I am in a safe neighbourhood I am told, and it was the echo of my family and friends in my head that had kept me waiting for a companion.
However, as our visit opens up people are falling into community and like-mindedness and if one is to wait to always be accompanied one may spend a lot of time in one’s room. So off I went on my own. I walked past a construction site. I know it is a construction site because they are renovating something. Not sure what it is, but men are working and there is a cement mixer and hammering and scaffolding. It looks dissimilar to what I know as a construction site because men are in shorts, flip-flops and there is an absence of head protection. Like all men in the world then noticed a single white female walking and proceeded to cat-call. I ignored them like I do in Canada (although secretly it strokes my ego that at 52 I can still encourage cat-calls, but I soon chastise myself with a reminder they are quite far away!) and they carried on about their business. I went to the store and looked around. It was fun to guess what was in packages by pictures and surrounding items since it is all in another language. I got my ice cream after a person who seemed like a woman but looked more like a man came into the store burst into song and promptly left. I asked myself, Dorothy are you sure you aren’t in Kansas anymore because that person would have fit perfectly in Toronto! Speaking of this special person….
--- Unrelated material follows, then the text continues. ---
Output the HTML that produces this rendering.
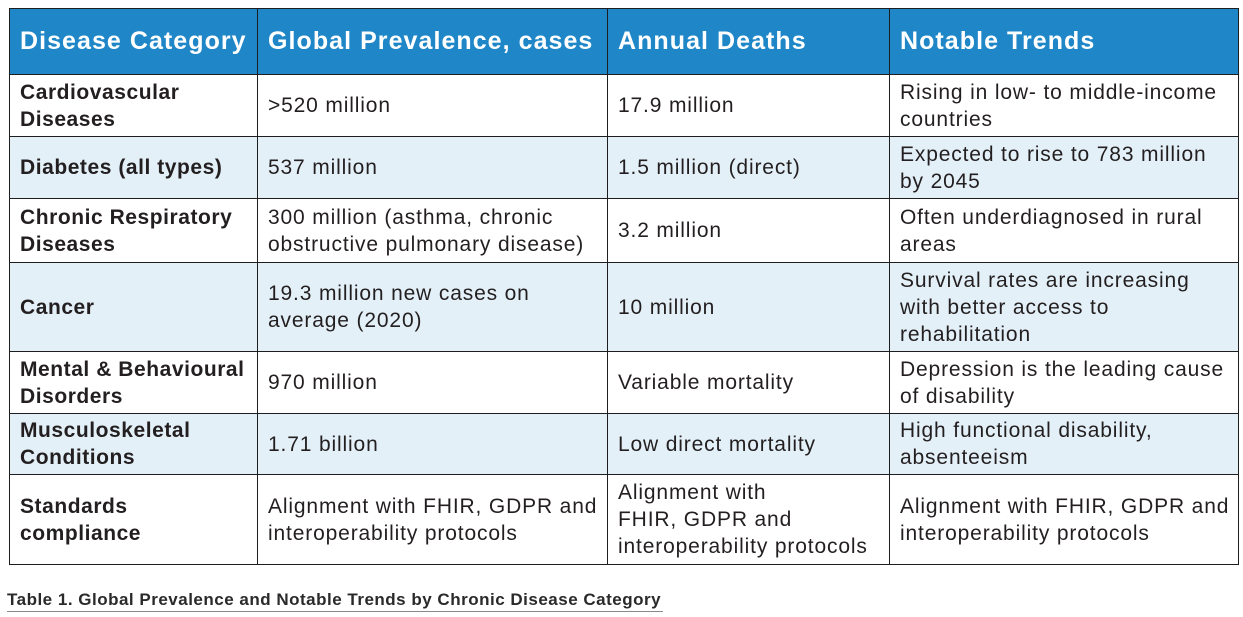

Today I visited a place where some fear to tread with or without friends. It was a house which is a school/harbour for the GLTB community. GLTB stands for gay, lesbian, transgendered, and bi-sexual and in North America I think we have added another letter to that acronym to represent the inter-sexed community. It is owned by a woman who has been severely marginalized because of her ambiguous means of living. She was born a man but felt like a woman all her life. How must that feel? I haven’t looked in the mirror very often since I arrived because there is no need. My hair is short so I wash, fluff and go out. I haven’t been wearing any cosmetics other than a little eye brow filler, (and for that I used a 3” diameter magnifying mirror) and I only do that because I am vain, but other than that there is little to see. My identity is in my head. I feel my breasts and my genitals and they match what society tells me I am: a woman. What must it feel like to identify all that makes you a woman but not have full breasts and sport a handsome penis? It makes me sad that we, and I mean society, cannot look beyond our own 3” magnifying mirror and our own vanity and see what some people live with every day. The seriousness of what makes us “who” we are and to understand we are all God’s children in every way. I wish we could look beyond our cultural constructions, society’s norms and stereotypical behaviours and love our neighbor as we want to be loved ourselves. The icing on this lovely cake is that this house is primarily serving the Islamic community. In your media fed understanding of Islam I am sure you wonder how these people are left to live freely and practice Islam. The Imam is liberated and welcoming and the government has given this school status so it is protected and honoured.
As I was walking alone this afternoon I was not alone. I was in God’s creation with others who I have not been introduced to but others who are also children of God. They are simply strangers to me because we haven’t met yet but they are not strangers to the collective faith that we all carry of which is a knowledge that there is a force to which we are all a part of. I choose to call this force God.
Today I met many wonderful human beings who just want to live as God has made them. To have the freedom to love their spiritual identity and match it to their humanness whatever that means. I didn’t have to come to Indonesia to see this community it is in my own back yard.
61 Isaiah Street: A place of refuge for all … The Spirit of the Sovereign Lord is on me, because the Lord has anointed me to proclaim good news to the poor. Thanks be to God.